* Directions:
Reply with one number: the count of lines in the listing that contain the string "diagram".

* Supplied entries:
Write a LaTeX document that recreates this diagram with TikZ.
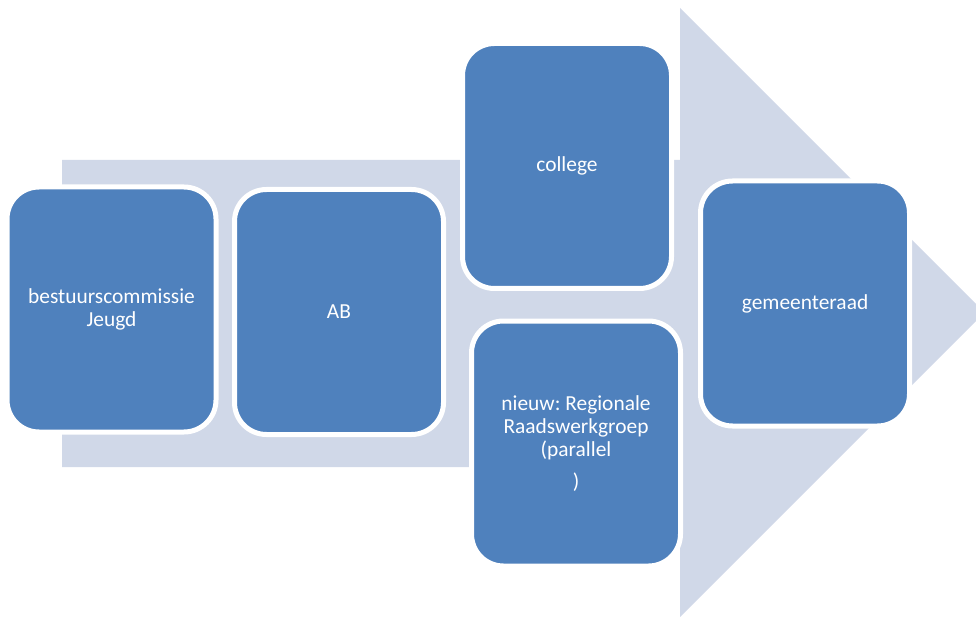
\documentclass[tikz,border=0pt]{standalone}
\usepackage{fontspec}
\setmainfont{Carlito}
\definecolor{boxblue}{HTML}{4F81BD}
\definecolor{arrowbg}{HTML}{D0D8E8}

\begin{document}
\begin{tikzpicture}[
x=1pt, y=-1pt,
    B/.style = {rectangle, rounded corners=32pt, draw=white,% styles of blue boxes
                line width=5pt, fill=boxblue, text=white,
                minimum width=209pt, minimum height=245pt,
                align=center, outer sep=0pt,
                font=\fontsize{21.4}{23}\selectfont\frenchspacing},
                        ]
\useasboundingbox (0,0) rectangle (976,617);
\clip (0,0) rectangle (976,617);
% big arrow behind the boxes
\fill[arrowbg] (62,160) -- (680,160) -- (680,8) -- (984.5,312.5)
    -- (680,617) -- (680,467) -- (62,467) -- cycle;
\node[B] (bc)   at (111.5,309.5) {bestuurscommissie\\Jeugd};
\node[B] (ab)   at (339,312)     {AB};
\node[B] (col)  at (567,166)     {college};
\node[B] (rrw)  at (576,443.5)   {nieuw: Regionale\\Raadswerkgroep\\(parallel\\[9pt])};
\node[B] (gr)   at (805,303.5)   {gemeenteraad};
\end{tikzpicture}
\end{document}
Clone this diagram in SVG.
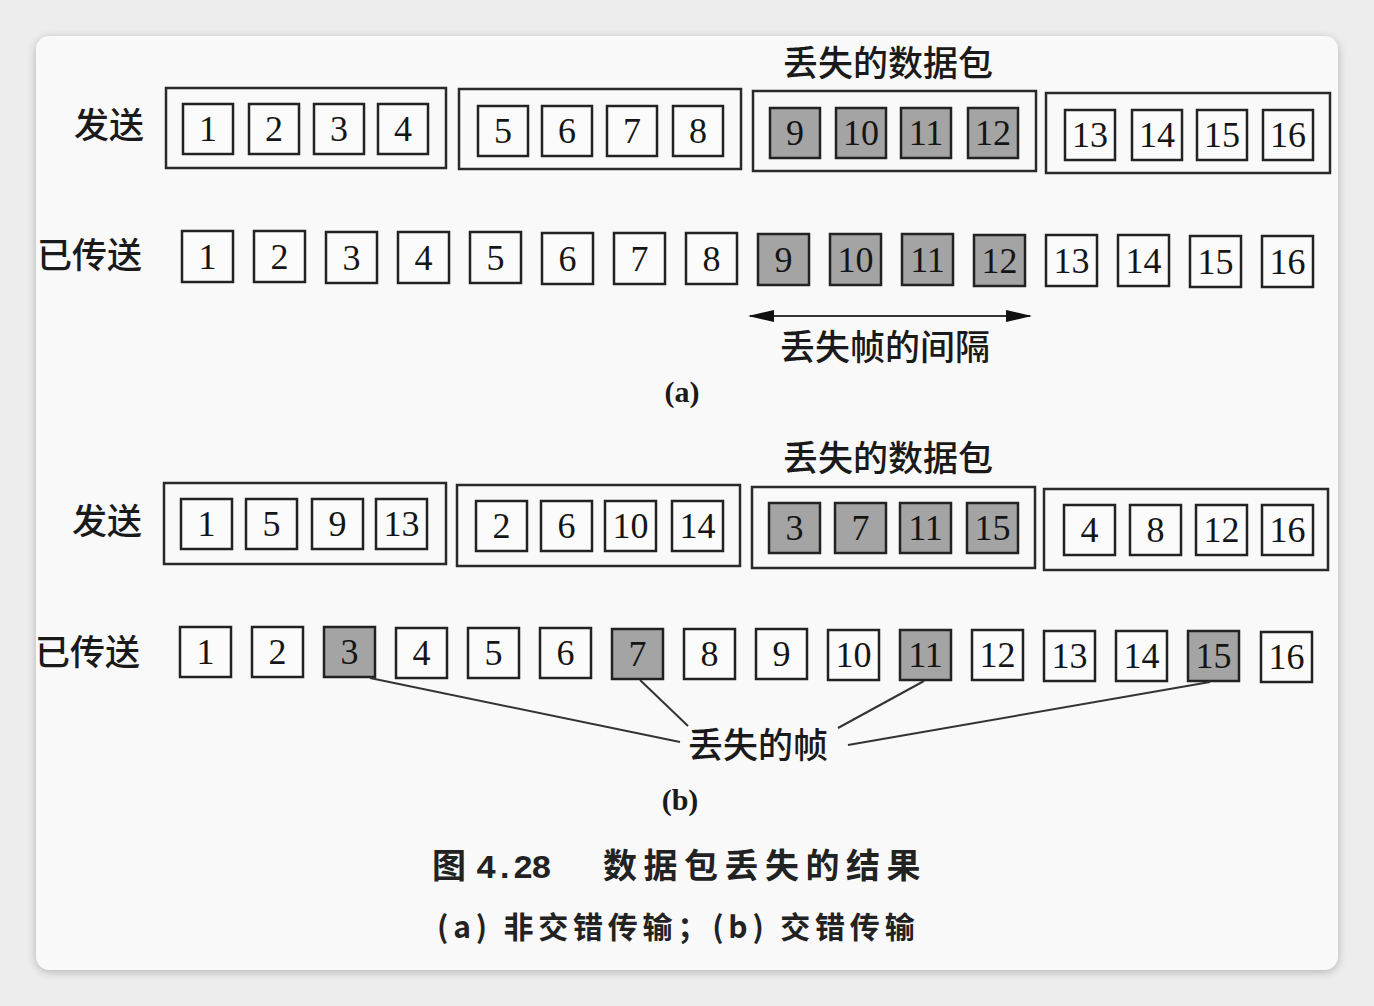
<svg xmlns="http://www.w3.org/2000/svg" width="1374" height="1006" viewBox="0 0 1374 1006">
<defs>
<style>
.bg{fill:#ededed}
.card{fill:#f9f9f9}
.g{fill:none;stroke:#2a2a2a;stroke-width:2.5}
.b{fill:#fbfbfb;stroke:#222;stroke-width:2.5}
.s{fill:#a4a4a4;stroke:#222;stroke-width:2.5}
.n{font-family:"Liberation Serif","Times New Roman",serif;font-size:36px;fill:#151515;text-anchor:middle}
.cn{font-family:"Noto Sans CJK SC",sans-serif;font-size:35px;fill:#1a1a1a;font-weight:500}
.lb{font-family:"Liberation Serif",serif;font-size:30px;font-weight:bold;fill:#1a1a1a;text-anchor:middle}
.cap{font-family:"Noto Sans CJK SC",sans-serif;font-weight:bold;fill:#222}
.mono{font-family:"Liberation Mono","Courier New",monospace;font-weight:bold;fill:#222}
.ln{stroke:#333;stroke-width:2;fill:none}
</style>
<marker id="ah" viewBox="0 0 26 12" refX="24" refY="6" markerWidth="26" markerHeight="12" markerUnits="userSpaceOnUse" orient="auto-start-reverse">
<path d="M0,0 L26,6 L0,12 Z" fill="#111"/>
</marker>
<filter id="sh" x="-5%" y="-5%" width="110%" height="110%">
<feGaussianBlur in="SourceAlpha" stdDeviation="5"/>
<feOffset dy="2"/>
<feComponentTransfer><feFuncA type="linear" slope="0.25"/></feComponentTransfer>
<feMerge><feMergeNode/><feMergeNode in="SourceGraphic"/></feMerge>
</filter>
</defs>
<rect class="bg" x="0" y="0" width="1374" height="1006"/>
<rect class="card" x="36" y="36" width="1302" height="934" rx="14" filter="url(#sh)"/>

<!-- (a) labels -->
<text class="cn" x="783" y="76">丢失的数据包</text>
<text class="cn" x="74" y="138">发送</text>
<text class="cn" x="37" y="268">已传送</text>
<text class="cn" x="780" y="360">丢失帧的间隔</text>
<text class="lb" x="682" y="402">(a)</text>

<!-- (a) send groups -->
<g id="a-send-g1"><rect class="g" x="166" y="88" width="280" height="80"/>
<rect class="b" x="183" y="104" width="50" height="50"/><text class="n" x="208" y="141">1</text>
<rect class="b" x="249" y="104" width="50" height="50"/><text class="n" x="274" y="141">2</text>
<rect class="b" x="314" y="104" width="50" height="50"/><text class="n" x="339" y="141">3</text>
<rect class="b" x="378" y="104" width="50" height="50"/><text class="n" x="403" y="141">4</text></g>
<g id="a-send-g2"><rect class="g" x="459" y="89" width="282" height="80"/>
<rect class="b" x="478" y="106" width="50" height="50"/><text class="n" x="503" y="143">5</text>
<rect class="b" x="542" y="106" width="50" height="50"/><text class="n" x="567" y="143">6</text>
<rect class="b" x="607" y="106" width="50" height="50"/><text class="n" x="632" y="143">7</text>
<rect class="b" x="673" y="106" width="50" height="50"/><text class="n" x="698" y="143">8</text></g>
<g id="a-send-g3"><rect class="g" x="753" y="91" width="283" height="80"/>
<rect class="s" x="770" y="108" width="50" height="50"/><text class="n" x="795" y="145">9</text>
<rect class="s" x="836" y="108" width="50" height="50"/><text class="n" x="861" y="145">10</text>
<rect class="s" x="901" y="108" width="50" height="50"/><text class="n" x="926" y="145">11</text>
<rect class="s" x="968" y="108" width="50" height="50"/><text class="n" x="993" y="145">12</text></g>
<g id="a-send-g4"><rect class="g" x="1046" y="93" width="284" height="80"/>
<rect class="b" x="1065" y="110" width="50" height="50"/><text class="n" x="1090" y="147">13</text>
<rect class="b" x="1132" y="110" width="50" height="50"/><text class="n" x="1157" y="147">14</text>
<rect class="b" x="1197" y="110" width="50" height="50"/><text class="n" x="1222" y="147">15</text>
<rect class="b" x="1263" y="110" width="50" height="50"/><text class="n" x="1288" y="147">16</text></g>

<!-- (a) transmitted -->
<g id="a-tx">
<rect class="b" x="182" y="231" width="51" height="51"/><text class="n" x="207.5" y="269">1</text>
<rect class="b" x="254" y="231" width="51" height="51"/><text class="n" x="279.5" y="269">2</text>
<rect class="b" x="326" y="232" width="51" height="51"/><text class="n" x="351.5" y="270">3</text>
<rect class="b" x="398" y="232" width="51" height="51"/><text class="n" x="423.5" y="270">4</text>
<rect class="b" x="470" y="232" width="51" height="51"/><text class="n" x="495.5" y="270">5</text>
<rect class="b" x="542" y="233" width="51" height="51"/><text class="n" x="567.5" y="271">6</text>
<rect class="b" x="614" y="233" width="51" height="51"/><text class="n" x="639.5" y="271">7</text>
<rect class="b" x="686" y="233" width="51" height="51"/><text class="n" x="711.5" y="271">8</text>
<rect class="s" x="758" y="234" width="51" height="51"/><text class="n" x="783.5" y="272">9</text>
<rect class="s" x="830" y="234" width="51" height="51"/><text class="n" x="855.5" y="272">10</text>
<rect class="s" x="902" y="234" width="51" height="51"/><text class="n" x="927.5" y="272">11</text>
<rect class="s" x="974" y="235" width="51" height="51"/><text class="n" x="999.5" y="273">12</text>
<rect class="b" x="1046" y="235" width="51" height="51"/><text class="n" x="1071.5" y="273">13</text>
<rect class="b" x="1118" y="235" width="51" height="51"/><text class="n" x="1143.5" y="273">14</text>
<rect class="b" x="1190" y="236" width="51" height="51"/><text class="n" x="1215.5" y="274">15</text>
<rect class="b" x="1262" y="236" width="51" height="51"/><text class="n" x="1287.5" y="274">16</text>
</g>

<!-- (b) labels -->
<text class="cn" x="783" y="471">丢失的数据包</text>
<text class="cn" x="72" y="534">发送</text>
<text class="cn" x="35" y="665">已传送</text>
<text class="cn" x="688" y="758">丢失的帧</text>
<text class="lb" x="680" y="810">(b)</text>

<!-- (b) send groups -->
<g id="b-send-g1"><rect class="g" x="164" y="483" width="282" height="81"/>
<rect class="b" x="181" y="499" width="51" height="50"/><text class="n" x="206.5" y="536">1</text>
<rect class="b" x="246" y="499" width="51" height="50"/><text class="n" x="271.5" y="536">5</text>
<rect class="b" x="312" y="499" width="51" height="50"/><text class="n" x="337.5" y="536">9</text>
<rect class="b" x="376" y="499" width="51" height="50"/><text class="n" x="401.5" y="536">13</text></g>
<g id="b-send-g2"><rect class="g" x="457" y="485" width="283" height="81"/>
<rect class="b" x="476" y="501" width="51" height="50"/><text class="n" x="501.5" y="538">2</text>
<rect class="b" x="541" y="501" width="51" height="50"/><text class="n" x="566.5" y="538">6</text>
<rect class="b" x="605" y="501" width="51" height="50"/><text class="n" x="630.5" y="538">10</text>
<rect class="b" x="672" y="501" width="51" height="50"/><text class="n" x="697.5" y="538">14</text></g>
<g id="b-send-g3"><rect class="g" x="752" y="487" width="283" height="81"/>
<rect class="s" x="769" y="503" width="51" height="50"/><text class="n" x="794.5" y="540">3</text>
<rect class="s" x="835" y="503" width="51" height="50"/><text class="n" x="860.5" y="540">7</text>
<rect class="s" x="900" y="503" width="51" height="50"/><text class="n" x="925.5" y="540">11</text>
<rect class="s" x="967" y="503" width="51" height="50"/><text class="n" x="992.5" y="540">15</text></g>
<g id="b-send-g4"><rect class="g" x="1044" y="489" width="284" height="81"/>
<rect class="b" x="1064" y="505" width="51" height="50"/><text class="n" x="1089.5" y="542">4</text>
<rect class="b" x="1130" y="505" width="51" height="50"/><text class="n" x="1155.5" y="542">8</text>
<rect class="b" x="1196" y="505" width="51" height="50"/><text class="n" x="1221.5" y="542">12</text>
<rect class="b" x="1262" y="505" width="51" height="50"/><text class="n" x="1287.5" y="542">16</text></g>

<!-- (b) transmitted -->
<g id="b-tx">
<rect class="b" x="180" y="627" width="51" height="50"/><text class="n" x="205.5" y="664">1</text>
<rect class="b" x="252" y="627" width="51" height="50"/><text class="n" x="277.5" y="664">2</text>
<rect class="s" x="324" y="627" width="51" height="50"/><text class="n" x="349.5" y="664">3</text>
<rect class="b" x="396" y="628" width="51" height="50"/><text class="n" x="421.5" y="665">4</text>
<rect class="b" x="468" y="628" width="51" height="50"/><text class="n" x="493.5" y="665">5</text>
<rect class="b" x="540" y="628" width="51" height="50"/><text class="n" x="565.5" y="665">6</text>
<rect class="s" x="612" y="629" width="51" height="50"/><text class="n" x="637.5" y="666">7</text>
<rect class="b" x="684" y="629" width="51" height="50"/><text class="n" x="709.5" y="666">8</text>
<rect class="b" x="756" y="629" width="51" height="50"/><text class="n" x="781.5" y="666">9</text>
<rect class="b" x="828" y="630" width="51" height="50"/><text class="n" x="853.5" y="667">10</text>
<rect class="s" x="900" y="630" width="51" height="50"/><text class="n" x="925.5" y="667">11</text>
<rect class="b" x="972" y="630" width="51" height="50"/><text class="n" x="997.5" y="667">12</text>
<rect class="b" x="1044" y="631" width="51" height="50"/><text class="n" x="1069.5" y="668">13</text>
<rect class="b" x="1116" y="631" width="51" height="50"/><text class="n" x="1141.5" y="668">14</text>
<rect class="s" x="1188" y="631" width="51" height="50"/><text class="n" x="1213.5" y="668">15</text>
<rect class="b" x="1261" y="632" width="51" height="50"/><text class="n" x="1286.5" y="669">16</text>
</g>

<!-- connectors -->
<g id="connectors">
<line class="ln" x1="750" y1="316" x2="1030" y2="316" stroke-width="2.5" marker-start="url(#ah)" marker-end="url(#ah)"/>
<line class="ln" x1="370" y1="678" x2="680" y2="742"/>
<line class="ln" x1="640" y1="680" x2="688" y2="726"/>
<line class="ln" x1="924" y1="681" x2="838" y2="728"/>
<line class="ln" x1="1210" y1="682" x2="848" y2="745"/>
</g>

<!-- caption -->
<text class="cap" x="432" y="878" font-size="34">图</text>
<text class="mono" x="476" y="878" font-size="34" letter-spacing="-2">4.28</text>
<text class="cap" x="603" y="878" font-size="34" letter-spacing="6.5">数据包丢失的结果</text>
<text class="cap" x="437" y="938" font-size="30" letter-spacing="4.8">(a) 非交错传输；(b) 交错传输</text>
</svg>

* Full solution:
2